A few times I've given them a good 'scrub' using soapy water, which I then rinsed out with water several times, dried and then finally swabbed with alcohol to make sure that there was no residue of soap left behind. The dirt which comes out when I just use ribbon/swabs soaked in alcohol is always black, but the ribbon I've used with soapy water has had a slightly brown tinge to the stain left on it, so I think that it is getting something out which alcohol alone is leaving behind.
As UTJ said, I wouldn't get oil on the hop rubber - it's supposed to be sticky so it grips the top of each BB as they pass. Micro droplets of oil and/or grease will continuously coat the rubber through the barrel window, because they will get blown out along with that portion of air which has been sucked through the gearbox and also enter the airflow during every back stroke of a vented piston head, assuming there is grease/oil on the O-ring. However you choose to clean the rubber, in the hop unit, or after some degree of disassembly, getting rid of grease/oil
is the point.
I have heard that soaking silicone rubber parts in brake fluid makes them a bit stickier, but I've never tried it. Just from the general smell of the stuff though, I wouldn't be surprised if it could deform it too.

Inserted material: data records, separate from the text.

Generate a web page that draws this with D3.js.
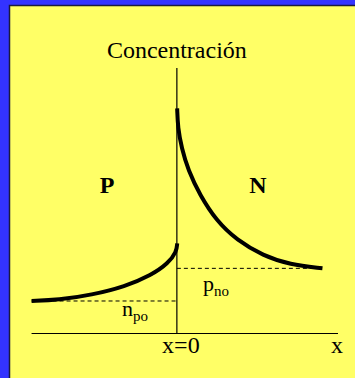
<!DOCTYPE html>
<html lang="es">
	<head>
		<meta charset="utf-8">
		<title>Concentración</title>
		<script src="https://d3js.org/d3.v7.min.js"></script>
		<style type="text/css">
			body { margin: 0; background: #3333ff; }
			svg { display: block; }
			text { font-family: "Liberation Serif", "Times New Roman", serif; fill: #000; }
		</style>
	</head>
	<body>
		<script type="text/javascript">
		// curve on the N side (minority holes), x in units of distance, y in units of npo
		var nSideX = [0.002, 0.007, 0.033, 0.078, 0.16, 0.276, 0.415, 0.6, 0.785, 1.012];
		var nSideY = [7.02, 6.41, 5.78, 5.09, 4.31, 3.5, 2.91, 2.41, 2.14, 2.02];

		// curve on the P side (minority electrons)
		var pSideX = [-1.01, -0.824, -0.592, -0.361, -0.176, -0.06, -0.002, 0.002];
		var pSideY = [1.0, 1.03, 1.19, 1.45, 1.81, 2.18, 2.54, 2.80];

		var npo = 1.0, pno = 2.02;
		var xMin = -1.01, xMax = 1.12, yMax = 8.28;

		var width = 355, height = 378;

		var svg = d3.select("body")
			.append("svg")
			.attr("width", width)
			.attr("height", height);

		// blue frame + yellow panel
		svg.append("rect")
			.attr("width", width).attr("height", height)
			.attr("fill", "#3333ff");
		svg.append("rect")
			.attr("x", 9).attr("y", 5)
			.attr("width", width - 9).attr("height", height - 5)
			.attr("fill", "#ffff66");
		svg.append("path")
			.attr("d", "M9.5," + height + "V5.5H" + width)
			.attr("fill", "none")
			.attr("stroke", "#1a1a40")
			.attr("stroke-width", 1.5);

		var x = d3.scaleLinear().domain([-1, 1.12]).range([33, 338]);
		var y = d3.scaleLinear().domain([0, yMax]).range([333, 68]);

		// axes
		svg.append("line")
			.attr("x1", x(xMin)).attr("x2", x(xMax))
			.attr("y1", y(0) + 0.5).attr("y2", y(0) + 0.5)
			.attr("stroke", "#000").attr("stroke-width", 1.2);
		svg.append("line")
			.attr("x1", x(0)).attr("x2", x(0))
			.attr("y1", y(yMax)).attr("y2", y(0))
			.attr("stroke", "#000").attr("stroke-width", 1.2);

		// equilibrium levels
		svg.append("line")
			.attr("x1", x(xMin)).attr("x2", x(0))
			.attr("y1", y(npo)).attr("y2", y(npo))
			.attr("stroke", "#000").attr("stroke-dasharray", "4,3");
		svg.append("line")
			.attr("x1", x(0)).attr("x2", x(nSideX[nSideX.length - 1]))
			.attr("y1", y(pno)).attr("y2", y(pno))
			.attr("stroke", "#000").attr("stroke-dasharray", "4,3");

		var line = d3.line()
			.x(function(d){ return x(d[0]); })
			.y(function(d){ return y(d[1]); })
			.curve(d3.curveBasis);

		svg.append("path")
			.datum(d3.zip(nSideX, nSideY))
			.attr("d", line)
			.attr("fill", "none")
			.attr("stroke", "#000")
			.attr("stroke-width", 4);

		svg.append("path")
			.datum(d3.zip(pSideX, pSideY))
			.attr("d", line)
			.attr("fill", "none")
			.attr("stroke", "#000")
			.attr("stroke-width", 4);

		// labels
		svg.append("text")
			.attr("x", x(0)).attr("y", 58)
			.attr("text-anchor", "middle")
			.attr("font-size", 24)
			.text("Concentración");

		svg.append("text")
			.attr("x", 107).attr("y", 193)
			.attr("text-anchor", "middle")
			.attr("font-size", 24).attr("font-weight", "bold")
			.text("P");

		svg.append("text")
			.attr("x", 258).attr("y", 193)
			.attr("text-anchor", "middle")
			.attr("font-size", 24).attr("font-weight", "bold")
			.text("N");

		svg.append("text")
			.attr("x", x(0) + 4).attr("y", 353)
			.attr("text-anchor", "middle")
			.attr("font-size", 24)
			.text("x=0");

		svg.append("text")
			.attr("x", 337).attr("y", 353)
			.attr("text-anchor", "middle")
			.attr("font-size", 24)
			.text("x");

		var pLab = svg.append("text")
			.attr("x", 203).attr("y", 291)
			.attr("font-size", 22);
		pLab.append("tspan").text("p");
		pLab.append("tspan").attr("font-size", 15).attr("dy", 5).text("no");

		var nLab = svg.append("text")
			.attr("x", 122).attr("y", 316)
			.attr("font-size", 22);
		nLab.append("tspan").text("n");
		nLab.append("tspan").attr("font-size", 15).attr("dy", 5).text("po");
		</script>
	</body>
</html>
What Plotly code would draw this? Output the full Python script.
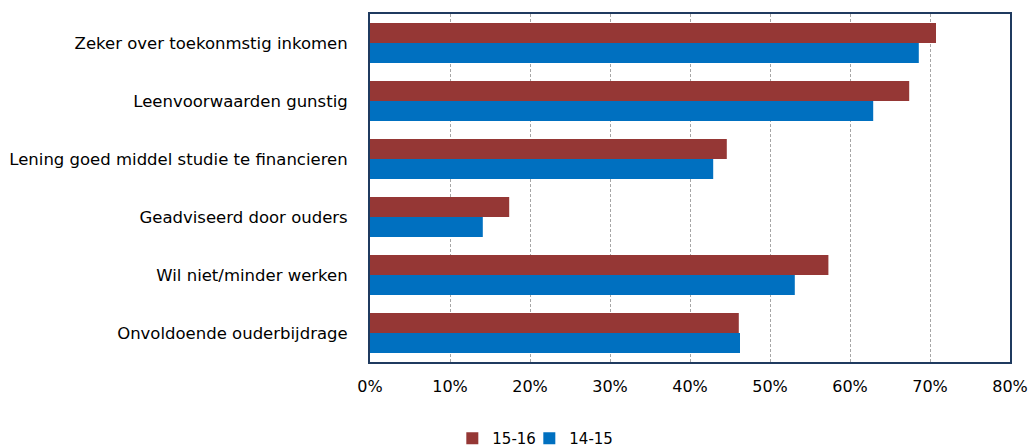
import plotly.graph_objects as go

categories = [
    "Zeker over toekonmstig inkomen",
    "Leenvoorwaarden gunstig",
    "Lening goed middel studie te financieren",
    "Geadviseerd door ouders",
    "Wil niet/minder werken",
    "Onvoldoende ouderbijdrage",
]
series_names = ["15-16", "14-15"]
values_1516 = [70.75, 67.4, 44.6, 17.4, 57.3, 46.1]
values_1415 = [68.6, 62.9, 42.9, 14.1, 53.1, 46.25]
tick_vals = [0, 10, 20, 30, 40, 50, 60, 70, 80]
tick_text = ["0%", "10%", "20%", "30%", "40%", "50%", "60%", "70%", "80%"]

colors = ["#953735", "#0070C0"]

fig = go.Figure()
for name, vals, col in zip(series_names, [values_1516, values_1415], colors):
    fig.add_trace(go.Bar(
        y=categories, x=vals, name=name, orientation="h",
        marker=dict(color=col, line=dict(width=0)),
    ))
# spacer entry so the fixed-width legend does not clip the last label
fig.add_trace(go.Scatter(x=[None], y=[None], name="\u2003", mode="markers",
                         marker=dict(color="rgba(0,0,0,0)"), hoverinfo="skip"))

frame = "#1F3A5F"
fig.update_layout(
    width=1028, height=448,
    margin=dict(l=370, r=18, t=14, b=86),
    barmode="group", bargap=0.31, bargroupgap=0,
    plot_bgcolor="white", paper_bgcolor="white",
    font=dict(family="DejaVu Sans, Verdana, sans-serif", size=16, color="#000000"),
    legend=dict(orientation="h", xref="container", x=0.44, xanchor="left",
                yref="container", y=0.021, yanchor="middle",
                font=dict(size=15), traceorder="normal", itemwidth=30,
                entrywidth=32, entrywidthmode="pixels"),
    xaxis=dict(range=[0, 80], tickvals=tick_vals, ticktext=tick_text,
               showgrid=True, gridcolor="#A6A6A6", griddash="3px,2px", gridwidth=1,
               showline=True, linecolor=frame, linewidth=2, mirror=True,
               ticks="", zeroline=False, ticklabelstandoff=9, automargin=False,
               tickfont=dict(size=16)),
    yaxis=dict(autorange="reversed", showline=True, linecolor=frame, linewidth=2,
               mirror=True, ticks="", ticklabelstandoff=17, automargin=False,
               tickfont=dict(size=16.5)),
)
fig.write_html("out.html", config={"displayModeBar": False},
               post_script="document.body.style.margin='0';")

Any steel parts of a gun should always be oiled or lightly greased after getting wet, to prevent rust obviously, and it wouldn't hurt to do the same on any wooden parts too, to stop waterborn microbes/spores getting into the wood through any scratches. Eventually it's probably a good idea to disassemble guns and clean off any crap which has collected inside and the lubrication inside the gearbox can't last forever, particularly that which helps the piston O-ring seal.